» **GIVEN EXERCISE**
Tally the lines containing the word "this" and give the total alone.

(Source code of charts)
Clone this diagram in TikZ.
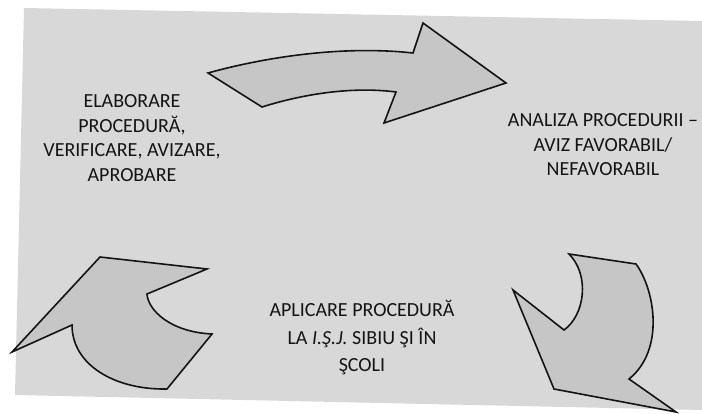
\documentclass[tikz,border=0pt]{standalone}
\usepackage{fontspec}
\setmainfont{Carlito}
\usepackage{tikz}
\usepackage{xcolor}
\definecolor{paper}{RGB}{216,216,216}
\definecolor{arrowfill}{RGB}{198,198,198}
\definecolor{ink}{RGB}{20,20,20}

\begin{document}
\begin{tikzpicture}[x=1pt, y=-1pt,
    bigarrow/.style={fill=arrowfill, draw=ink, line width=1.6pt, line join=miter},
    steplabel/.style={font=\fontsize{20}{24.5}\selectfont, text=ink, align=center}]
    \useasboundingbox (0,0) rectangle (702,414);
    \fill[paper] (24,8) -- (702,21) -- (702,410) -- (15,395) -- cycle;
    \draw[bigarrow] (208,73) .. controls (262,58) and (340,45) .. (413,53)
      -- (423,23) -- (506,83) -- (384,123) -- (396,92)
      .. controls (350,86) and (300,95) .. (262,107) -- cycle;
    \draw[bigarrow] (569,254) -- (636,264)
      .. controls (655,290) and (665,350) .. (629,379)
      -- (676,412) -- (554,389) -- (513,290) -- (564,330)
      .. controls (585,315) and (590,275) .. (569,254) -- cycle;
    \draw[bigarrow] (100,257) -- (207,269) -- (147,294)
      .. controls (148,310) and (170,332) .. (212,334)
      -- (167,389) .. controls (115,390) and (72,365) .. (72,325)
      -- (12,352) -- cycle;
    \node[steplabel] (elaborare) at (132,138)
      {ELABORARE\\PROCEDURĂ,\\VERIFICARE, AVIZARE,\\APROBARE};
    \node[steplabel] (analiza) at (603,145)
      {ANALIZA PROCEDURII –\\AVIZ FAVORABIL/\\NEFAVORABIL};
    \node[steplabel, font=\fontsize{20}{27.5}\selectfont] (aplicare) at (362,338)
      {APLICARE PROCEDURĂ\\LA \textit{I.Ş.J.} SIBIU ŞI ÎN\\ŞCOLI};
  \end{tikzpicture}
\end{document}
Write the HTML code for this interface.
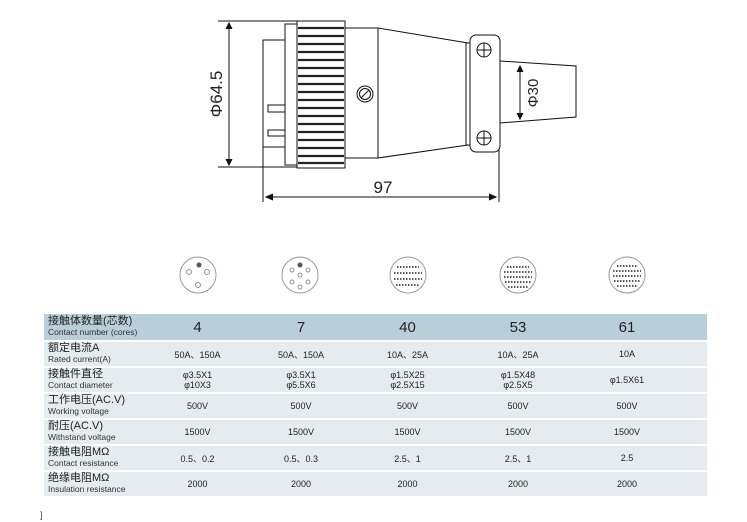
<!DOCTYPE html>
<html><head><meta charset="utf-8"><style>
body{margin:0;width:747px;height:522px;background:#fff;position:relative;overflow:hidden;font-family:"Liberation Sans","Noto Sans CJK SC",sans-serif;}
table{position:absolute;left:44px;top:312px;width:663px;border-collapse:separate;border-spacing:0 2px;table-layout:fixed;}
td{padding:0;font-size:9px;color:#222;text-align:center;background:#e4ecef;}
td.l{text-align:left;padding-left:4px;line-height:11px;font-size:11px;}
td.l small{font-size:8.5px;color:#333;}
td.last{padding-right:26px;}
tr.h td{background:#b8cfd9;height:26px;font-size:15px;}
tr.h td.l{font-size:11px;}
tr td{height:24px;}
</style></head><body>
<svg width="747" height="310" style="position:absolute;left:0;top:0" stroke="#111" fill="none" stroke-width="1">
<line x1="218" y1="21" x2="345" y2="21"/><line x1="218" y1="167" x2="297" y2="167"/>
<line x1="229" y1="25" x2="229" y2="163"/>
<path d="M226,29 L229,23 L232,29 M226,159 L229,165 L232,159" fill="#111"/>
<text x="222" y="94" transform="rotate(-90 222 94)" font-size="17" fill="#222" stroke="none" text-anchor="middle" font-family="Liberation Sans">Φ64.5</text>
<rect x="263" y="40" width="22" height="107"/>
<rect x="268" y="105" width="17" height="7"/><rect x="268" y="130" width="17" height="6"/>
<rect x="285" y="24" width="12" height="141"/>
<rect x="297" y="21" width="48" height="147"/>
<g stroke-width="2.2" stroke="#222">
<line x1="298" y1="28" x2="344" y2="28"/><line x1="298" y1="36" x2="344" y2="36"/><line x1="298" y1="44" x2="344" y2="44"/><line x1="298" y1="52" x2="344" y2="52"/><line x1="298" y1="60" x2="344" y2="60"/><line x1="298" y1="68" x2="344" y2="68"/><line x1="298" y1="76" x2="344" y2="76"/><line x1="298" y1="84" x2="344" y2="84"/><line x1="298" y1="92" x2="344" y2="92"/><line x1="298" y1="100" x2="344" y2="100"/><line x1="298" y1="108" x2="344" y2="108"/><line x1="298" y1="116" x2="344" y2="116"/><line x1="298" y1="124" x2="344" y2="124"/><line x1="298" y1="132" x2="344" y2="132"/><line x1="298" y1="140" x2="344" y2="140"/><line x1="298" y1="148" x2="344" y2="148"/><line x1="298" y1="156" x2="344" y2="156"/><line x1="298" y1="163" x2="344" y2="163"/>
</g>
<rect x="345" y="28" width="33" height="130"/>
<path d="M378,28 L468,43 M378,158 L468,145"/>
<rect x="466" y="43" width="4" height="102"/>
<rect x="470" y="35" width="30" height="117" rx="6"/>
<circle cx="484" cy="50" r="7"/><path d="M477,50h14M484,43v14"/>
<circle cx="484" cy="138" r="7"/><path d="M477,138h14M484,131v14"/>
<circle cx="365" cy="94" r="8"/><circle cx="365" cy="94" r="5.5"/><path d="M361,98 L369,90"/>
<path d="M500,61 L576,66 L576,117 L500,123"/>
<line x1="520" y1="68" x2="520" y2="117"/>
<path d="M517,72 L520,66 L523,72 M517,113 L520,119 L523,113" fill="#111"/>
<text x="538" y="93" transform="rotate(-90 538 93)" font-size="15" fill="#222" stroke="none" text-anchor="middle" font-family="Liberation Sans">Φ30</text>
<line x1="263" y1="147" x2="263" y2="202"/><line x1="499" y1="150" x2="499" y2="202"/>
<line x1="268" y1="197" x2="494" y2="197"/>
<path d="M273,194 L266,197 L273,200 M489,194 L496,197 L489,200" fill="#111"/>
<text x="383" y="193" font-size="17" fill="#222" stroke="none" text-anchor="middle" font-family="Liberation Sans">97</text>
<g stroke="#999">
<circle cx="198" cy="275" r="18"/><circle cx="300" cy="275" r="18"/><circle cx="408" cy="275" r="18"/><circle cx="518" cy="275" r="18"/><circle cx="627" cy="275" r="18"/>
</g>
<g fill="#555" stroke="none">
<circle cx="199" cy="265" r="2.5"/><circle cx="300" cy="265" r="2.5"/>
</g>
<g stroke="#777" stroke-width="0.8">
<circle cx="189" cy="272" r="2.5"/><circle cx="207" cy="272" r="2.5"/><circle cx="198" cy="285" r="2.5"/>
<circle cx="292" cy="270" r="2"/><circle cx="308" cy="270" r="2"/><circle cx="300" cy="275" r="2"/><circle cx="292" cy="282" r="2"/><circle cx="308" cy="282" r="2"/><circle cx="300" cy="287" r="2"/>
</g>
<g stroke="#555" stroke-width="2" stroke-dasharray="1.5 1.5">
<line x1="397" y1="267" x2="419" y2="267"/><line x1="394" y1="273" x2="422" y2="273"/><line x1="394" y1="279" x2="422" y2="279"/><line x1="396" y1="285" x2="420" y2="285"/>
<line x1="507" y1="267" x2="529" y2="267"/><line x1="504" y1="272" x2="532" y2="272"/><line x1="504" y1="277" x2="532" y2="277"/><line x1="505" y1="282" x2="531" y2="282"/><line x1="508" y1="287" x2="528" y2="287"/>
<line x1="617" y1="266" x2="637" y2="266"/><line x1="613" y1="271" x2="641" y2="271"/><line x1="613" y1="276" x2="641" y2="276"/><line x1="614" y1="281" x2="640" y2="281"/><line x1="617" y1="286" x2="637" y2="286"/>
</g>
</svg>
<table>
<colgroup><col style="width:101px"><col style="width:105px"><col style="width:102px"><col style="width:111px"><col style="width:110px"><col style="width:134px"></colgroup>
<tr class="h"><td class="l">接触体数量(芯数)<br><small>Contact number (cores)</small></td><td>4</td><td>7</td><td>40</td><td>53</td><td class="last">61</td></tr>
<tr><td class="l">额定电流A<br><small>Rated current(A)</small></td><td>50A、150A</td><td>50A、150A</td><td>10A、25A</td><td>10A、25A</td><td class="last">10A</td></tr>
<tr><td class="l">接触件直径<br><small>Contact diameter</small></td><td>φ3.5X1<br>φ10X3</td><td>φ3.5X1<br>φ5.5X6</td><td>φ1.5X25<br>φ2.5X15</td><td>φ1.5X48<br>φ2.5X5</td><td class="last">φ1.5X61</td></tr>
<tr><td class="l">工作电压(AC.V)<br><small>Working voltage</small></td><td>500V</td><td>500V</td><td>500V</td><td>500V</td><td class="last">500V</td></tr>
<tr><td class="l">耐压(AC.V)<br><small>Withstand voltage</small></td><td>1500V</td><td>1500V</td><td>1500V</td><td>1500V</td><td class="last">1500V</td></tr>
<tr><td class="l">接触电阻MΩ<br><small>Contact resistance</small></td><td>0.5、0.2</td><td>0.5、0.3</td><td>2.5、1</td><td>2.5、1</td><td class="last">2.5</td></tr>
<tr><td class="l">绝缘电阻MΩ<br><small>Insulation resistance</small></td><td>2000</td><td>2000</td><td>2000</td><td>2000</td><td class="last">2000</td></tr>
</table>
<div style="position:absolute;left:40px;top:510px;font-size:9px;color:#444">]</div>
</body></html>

» **ANSWER**
2